Extract the whole listing as it stands. Do not include the pictures.

>> BEGIN DATA BLOCK

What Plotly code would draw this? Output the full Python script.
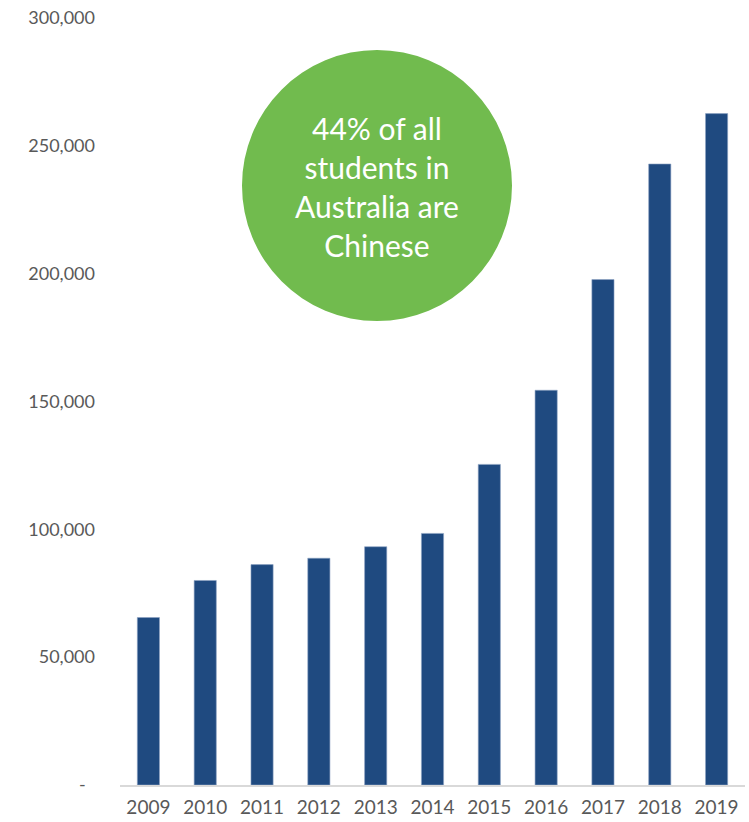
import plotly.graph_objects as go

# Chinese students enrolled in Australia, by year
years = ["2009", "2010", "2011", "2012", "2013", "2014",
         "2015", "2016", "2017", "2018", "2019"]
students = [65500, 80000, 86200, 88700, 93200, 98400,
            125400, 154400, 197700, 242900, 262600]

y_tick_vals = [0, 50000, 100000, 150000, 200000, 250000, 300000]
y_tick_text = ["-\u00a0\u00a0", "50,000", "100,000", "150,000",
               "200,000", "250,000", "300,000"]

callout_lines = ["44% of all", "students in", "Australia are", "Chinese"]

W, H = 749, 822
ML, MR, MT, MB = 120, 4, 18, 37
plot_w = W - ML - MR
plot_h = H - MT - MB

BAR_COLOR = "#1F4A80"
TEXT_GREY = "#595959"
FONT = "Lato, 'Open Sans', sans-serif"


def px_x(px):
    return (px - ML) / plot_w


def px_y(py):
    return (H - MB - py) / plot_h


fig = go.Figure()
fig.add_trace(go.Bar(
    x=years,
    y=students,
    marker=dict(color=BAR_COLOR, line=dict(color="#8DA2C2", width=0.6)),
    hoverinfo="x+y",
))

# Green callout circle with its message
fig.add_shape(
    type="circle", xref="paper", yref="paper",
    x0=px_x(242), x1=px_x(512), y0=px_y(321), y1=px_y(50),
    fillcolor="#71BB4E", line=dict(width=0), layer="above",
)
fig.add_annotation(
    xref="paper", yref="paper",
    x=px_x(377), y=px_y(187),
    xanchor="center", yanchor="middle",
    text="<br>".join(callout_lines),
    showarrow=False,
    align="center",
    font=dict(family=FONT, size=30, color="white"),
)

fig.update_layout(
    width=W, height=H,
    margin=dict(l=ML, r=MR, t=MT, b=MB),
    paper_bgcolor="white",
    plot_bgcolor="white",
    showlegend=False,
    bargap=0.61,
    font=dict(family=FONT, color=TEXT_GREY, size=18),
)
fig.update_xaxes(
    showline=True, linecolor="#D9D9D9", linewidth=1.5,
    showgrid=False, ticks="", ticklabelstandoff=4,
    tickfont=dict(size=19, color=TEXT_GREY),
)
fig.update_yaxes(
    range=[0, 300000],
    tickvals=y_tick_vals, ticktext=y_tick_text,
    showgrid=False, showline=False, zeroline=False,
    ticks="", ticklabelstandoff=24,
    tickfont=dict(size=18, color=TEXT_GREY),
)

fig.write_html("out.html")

>> END DATA BLOCK

OUTPUT OF THE TASK:
What Plotly code would draw this? Output the full Python script.
import plotly.graph_objects as go

# Chinese students enrolled in Australia, by year
years = ["2009", "2010", "2011", "2012", "2013", "2014",
         "2015", "2016", "2017", "2018", "2019"]
students = [65500, 80000, 86200, 88700, 93200, 98400,
            125400, 154400, 197700, 242900, 262600]

y_tick_vals = [0, 50000, 100000, 150000, 200000, 250000, 300000]
y_tick_text = ["-\u00a0\u00a0", "50,000", "100,000", "150,000",
               "200,000", "250,000", "300,000"]

callout_lines = ["44% of all", "students in", "Australia are", "Chinese"]

W, H = 749, 822
ML, MR, MT, MB = 120, 4, 18, 37
plot_w = W - ML - MR
plot_h = H - MT - MB

BAR_COLOR = "#1F4A80"
TEXT_GREY = "#595959"
FONT = "Lato, 'Open Sans', sans-serif"


def px_x(px):
    return (px - ML) / plot_w


def px_y(py):
    return (H - MB - py) / plot_h


fig = go.Figure()
fig.add_trace(go.Bar(
    x=years,
    y=students,
    marker=dict(color=BAR_COLOR, line=dict(color="#8DA2C2", width=0.6)),
    hoverinfo="x+y",
))

# Green callout circle with its message
fig.add_shape(
    type="circle", xref="paper", yref="paper",
    x0=px_x(242), x1=px_x(512), y0=px_y(321), y1=px_y(50),
    fillcolor="#71BB4E", line=dict(width=0), layer="above",
)
fig.add_annotation(
    xref="paper", yref="paper",
    x=px_x(377), y=px_y(187),
    xanchor="center", yanchor="middle",
    text="<br>".join(callout_lines),
    showarrow=False,
    align="center",
    font=dict(family=FONT, size=30, color="white"),
)

fig.update_layout(
    width=W, height=H,
    margin=dict(l=ML, r=MR, t=MT, b=MB),
    paper_bgcolor="white",
    plot_bgcolor="white",
    showlegend=False,
    bargap=0.61,
    font=dict(family=FONT, color=TEXT_GREY, size=18),
)
fig.update_xaxes(
    showline=True, linecolor="#D9D9D9", linewidth=1.5,
    showgrid=False, ticks="", ticklabelstandoff=4,
    tickfont=dict(size=19, color=TEXT_GREY),
)
fig.update_yaxes(
    range=[0, 300000],
    tickvals=y_tick_vals, ticktext=y_tick_text,
    showgrid=False, showline=False, zeroline=False,
    ticks="", ticklabelstandoff=24,
    tickfont=dict(size=18, color=TEXT_GREY),
)

fig.write_html("out.html")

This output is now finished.